— BEGIN Data section —
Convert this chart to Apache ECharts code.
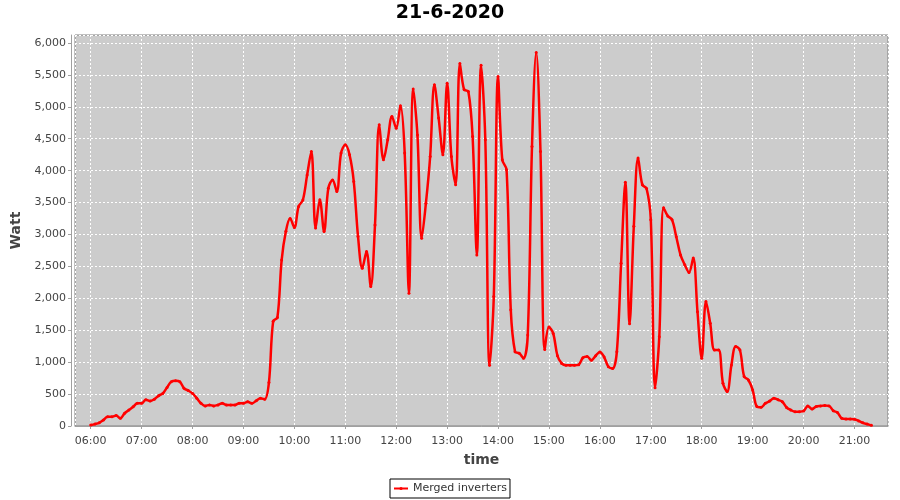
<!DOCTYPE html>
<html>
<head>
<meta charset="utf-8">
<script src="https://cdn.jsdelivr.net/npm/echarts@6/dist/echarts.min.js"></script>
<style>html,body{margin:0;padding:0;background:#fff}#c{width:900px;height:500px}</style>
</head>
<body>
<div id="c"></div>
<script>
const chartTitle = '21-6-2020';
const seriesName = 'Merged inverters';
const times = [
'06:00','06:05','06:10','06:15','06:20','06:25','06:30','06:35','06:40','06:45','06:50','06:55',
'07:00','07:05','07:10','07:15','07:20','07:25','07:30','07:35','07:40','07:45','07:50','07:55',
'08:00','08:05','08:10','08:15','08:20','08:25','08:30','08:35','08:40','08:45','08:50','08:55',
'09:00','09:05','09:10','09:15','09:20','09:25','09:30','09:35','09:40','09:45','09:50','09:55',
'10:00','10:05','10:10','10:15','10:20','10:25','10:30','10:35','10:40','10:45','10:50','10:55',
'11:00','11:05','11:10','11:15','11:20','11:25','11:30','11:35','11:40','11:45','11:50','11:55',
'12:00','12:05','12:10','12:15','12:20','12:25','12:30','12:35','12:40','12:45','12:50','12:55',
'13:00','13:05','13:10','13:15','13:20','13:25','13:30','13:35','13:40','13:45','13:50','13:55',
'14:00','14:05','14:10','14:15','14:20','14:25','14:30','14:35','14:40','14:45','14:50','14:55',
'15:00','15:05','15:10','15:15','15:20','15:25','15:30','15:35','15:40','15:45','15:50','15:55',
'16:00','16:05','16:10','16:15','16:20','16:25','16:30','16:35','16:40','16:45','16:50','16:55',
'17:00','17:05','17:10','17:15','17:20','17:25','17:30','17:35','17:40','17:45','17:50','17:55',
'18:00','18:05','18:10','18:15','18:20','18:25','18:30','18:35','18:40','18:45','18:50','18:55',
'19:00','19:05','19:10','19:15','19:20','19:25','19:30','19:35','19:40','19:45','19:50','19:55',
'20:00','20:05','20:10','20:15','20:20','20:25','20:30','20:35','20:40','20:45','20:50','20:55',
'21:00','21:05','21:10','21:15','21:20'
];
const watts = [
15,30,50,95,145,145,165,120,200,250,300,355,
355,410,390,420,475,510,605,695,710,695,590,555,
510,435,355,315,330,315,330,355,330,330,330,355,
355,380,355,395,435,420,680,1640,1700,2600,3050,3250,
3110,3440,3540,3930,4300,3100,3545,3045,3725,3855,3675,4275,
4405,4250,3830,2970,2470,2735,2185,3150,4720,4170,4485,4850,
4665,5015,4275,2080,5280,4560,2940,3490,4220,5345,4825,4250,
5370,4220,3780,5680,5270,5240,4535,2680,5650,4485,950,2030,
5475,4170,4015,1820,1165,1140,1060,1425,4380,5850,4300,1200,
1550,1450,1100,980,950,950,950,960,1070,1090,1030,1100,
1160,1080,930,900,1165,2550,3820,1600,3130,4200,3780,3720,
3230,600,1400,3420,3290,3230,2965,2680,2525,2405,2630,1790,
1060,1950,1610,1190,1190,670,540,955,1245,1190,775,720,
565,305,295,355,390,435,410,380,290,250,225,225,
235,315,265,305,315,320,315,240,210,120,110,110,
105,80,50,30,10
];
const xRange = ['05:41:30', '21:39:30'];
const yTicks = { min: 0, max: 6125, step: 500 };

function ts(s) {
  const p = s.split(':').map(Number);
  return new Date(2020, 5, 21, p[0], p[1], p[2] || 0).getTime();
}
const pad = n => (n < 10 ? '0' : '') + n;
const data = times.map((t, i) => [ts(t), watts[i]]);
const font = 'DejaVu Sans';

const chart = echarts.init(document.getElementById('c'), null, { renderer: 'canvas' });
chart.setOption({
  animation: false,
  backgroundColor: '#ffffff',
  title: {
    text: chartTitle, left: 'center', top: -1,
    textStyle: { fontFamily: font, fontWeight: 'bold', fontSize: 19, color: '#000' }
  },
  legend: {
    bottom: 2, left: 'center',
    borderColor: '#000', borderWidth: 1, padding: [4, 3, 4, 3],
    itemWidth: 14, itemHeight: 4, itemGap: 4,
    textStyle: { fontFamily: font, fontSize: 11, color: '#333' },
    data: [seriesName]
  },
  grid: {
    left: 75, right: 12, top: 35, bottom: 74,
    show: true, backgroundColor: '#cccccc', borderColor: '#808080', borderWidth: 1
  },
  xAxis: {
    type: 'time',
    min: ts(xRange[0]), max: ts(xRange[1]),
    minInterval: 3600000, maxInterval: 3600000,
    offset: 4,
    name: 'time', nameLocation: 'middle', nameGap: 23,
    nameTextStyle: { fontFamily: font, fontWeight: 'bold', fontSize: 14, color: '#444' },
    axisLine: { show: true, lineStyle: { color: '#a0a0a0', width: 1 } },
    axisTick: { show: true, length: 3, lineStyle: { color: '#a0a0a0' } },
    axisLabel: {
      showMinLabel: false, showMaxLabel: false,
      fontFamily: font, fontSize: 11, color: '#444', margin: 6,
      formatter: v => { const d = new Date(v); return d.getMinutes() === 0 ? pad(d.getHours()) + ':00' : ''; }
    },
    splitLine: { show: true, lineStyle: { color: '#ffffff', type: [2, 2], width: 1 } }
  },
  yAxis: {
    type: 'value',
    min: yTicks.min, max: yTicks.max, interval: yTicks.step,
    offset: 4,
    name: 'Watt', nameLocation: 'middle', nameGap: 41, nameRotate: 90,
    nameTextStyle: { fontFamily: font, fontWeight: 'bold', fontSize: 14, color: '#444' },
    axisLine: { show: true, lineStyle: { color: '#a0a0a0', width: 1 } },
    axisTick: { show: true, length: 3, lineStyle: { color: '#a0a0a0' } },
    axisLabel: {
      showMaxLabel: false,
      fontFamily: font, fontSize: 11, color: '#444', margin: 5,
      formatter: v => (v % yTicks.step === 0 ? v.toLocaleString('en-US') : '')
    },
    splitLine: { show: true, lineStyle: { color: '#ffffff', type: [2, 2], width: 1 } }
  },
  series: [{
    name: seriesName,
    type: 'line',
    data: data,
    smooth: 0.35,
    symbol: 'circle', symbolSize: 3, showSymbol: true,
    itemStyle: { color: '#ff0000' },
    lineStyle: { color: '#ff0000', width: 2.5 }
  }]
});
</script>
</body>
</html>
— END Data section —
> _Task_
Output an exact copy of the material, with the pictures removed.

> _Answer to this task_
Convert this chart to Apache ECharts code.
<!DOCTYPE html>
<html>
<head>
<meta charset="utf-8">
<script src="https://cdn.jsdelivr.net/npm/echarts@6/dist/echarts.min.js"></script>
<style>html,body{margin:0;padding:0;background:#fff}#c{width:900px;height:500px}</style>
</head>
<body>
<div id="c"></div>
<script>
const chartTitle = '21-6-2020';
const seriesName = 'Merged inverters';
const times = [
'06:00','06:05','06:10','06:15','06:20','06:25','06:30','06:35','06:40','06:45','06:50','06:55',
'07:00','07:05','07:10','07:15','07:20','07:25','07:30','07:35','07:40','07:45','07:50','07:55',
'08:00','08:05','08:10','08:15','08:20','08:25','08:30','08:35','08:40','08:45','08:50','08:55',
'09:00','09:05','09:10','09:15','09:20','09:25','09:30','09:35','09:40','09:45','09:50','09:55',
'10:00','10:05','10:10','10:15','10:20','10:25','10:30','10:35','10:40','10:45','10:50','10:55',
'11:00','11:05','11:10','11:15','11:20','11:25','11:30','11:35','11:40','11:45','11:50','11:55',
'12:00','12:05','12:10','12:15','12:20','12:25','12:30','12:35','12:40','12:45','12:50','12:55',
'13:00','13:05','13:10','13:15','13:20','13:25','13:30','13:35','13:40','13:45','13:50','13:55',
'14:00','14:05','14:10','14:15','14:20','14:25','14:30','14:35','14:40','14:45','14:50','14:55',
'15:00','15:05','15:10','15:15','15:20','15:25','15:30','15:35','15:40','15:45','15:50','15:55',
'16:00','16:05','16:10','16:15','16:20','16:25','16:30','16:35','16:40','16:45','16:50','16:55',
'17:00','17:05','17:10','17:15','17:20','17:25','17:30','17:35','17:40','17:45','17:50','17:55',
'18:00','18:05','18:10','18:15','18:20','18:25','18:30','18:35','18:40','18:45','18:50','18:55',
'19:00','19:05','19:10','19:15','19:20','19:25','19:30','19:35','19:40','19:45','19:50','19:55',
'20:00','20:05','20:10','20:15','20:20','20:25','20:30','20:35','20:40','20:45','20:50','20:55',
'21:00','21:05','21:10','21:15','21:20'
];
const watts = [
15,30,50,95,145,145,165,120,200,250,300,355,
355,410,390,420,475,510,605,695,710,695,590,555,
510,435,355,315,330,315,330,355,330,330,330,355,
355,380,355,395,435,420,680,1640,1700,2600,3050,3250,
3110,3440,3540,3930,4300,3100,3545,3045,3725,3855,3675,4275,
4405,4250,3830,2970,2470,2735,2185,3150,4720,4170,4485,4850,
4665,5015,4275,2080,5280,4560,2940,3490,4220,5345,4825,4250,
5370,4220,3780,5680,5270,5240,4535,2680,5650,4485,950,2030,
5475,4170,4015,1820,1165,1140,1060,1425,4380,5850,4300,1200,
1550,1450,1100,980,950,950,950,960,1070,1090,1030,1100,
1160,1080,930,900,1165,2550,3820,1600,3130,4200,3780,3720,
3230,600,1400,3420,3290,3230,2965,2680,2525,2405,2630,1790,
1060,1950,1610,1190,1190,670,540,955,1245,1190,775,720,
565,305,295,355,390,435,410,380,290,250,225,225,
235,315,265,305,315,320,315,240,210,120,110,110,
105,80,50,30,10
];
const xRange = ['05:41:30', '21:39:30'];
const yTicks = { min: 0, max: 6125, step: 500 };

function ts(s) {
  const p = s.split(':').map(Number);
  return new Date(2020, 5, 21, p[0], p[1], p[2] || 0).getTime();
}
const pad = n => (n < 10 ? '0' : '') + n;
const data = times.map((t, i) => [ts(t), watts[i]]);
const font = 'DejaVu Sans';

const chart = echarts.init(document.getElementById('c'), null, { renderer: 'canvas' });
chart.setOption({
  animation: false,
  backgroundColor: '#ffffff',
  title: {
    text: chartTitle, left: 'center', top: -1,
    textStyle: { fontFamily: font, fontWeight: 'bold', fontSize: 19, color: '#000' }
  },
  legend: {
    bottom: 2, left: 'center',
    borderColor: '#000', borderWidth: 1, padding: [4, 3, 4, 3],
    itemWidth: 14, itemHeight: 4, itemGap: 4,
    textStyle: { fontFamily: font, fontSize: 11, color: '#333' },
    data: [seriesName]
  },
  grid: {
    left: 75, right: 12, top: 35, bottom: 74,
    show: true, backgroundColor: '#cccccc', borderColor: '#808080', borderWidth: 1
  },
  xAxis: {
    type: 'time',
    min: ts(xRange[0]), max: ts(xRange[1]),
    minInterval: 3600000, maxInterval: 3600000,
    offset: 4,
    name: 'time', nameLocation: 'middle', nameGap: 23,
    nameTextStyle: { fontFamily: font, fontWeight: 'bold', fontSize: 14, color: '#444' },
    axisLine: { show: true, lineStyle: { color: '#a0a0a0', width: 1 } },
    axisTick: { show: true, length: 3, lineStyle: { color: '#a0a0a0' } },
    axisLabel: {
      showMinLabel: false, showMaxLabel: false,
      fontFamily: font, fontSize: 11, color: '#444', margin: 6,
      formatter: v => { const d = new Date(v); return d.getMinutes() === 0 ? pad(d.getHours()) + ':00' : ''; }
    },
    splitLine: { show: true, lineStyle: { color: '#ffffff', type: [2, 2], width: 1 } }
  },
  yAxis: {
    type: 'value',
    min: yTicks.min, max: yTicks.max, interval: yTicks.step,
    offset: 4,
    name: 'Watt', nameLocation: 'middle', nameGap: 41, nameRotate: 90,
    nameTextStyle: { fontFamily: font, fontWeight: 'bold', fontSize: 14, color: '#444' },
    axisLine: { show: true, lineStyle: { color: '#a0a0a0', width: 1 } },
    axisTick: { show: true, length: 3, lineStyle: { color: '#a0a0a0' } },
    axisLabel: {
      showMaxLabel: false,
      fontFamily: font, fontSize: 11, color: '#444', margin: 5,
      formatter: v => (v % yTicks.step === 0 ? v.toLocaleString('en-US') : '')
    },
    splitLine: { show: true, lineStyle: { color: '#ffffff', type: [2, 2], width: 1 } }
  },
  series: [{
    name: seriesName,
    type: 'line',
    data: data,
    smooth: 0.35,
    symbol: 'circle', symbolSize: 3, showSymbol: true,
    itemStyle: { color: '#ff0000' },
    lineStyle: { color: '#ff0000', width: 2.5 }
  }]
});
</script>
</body>
</html>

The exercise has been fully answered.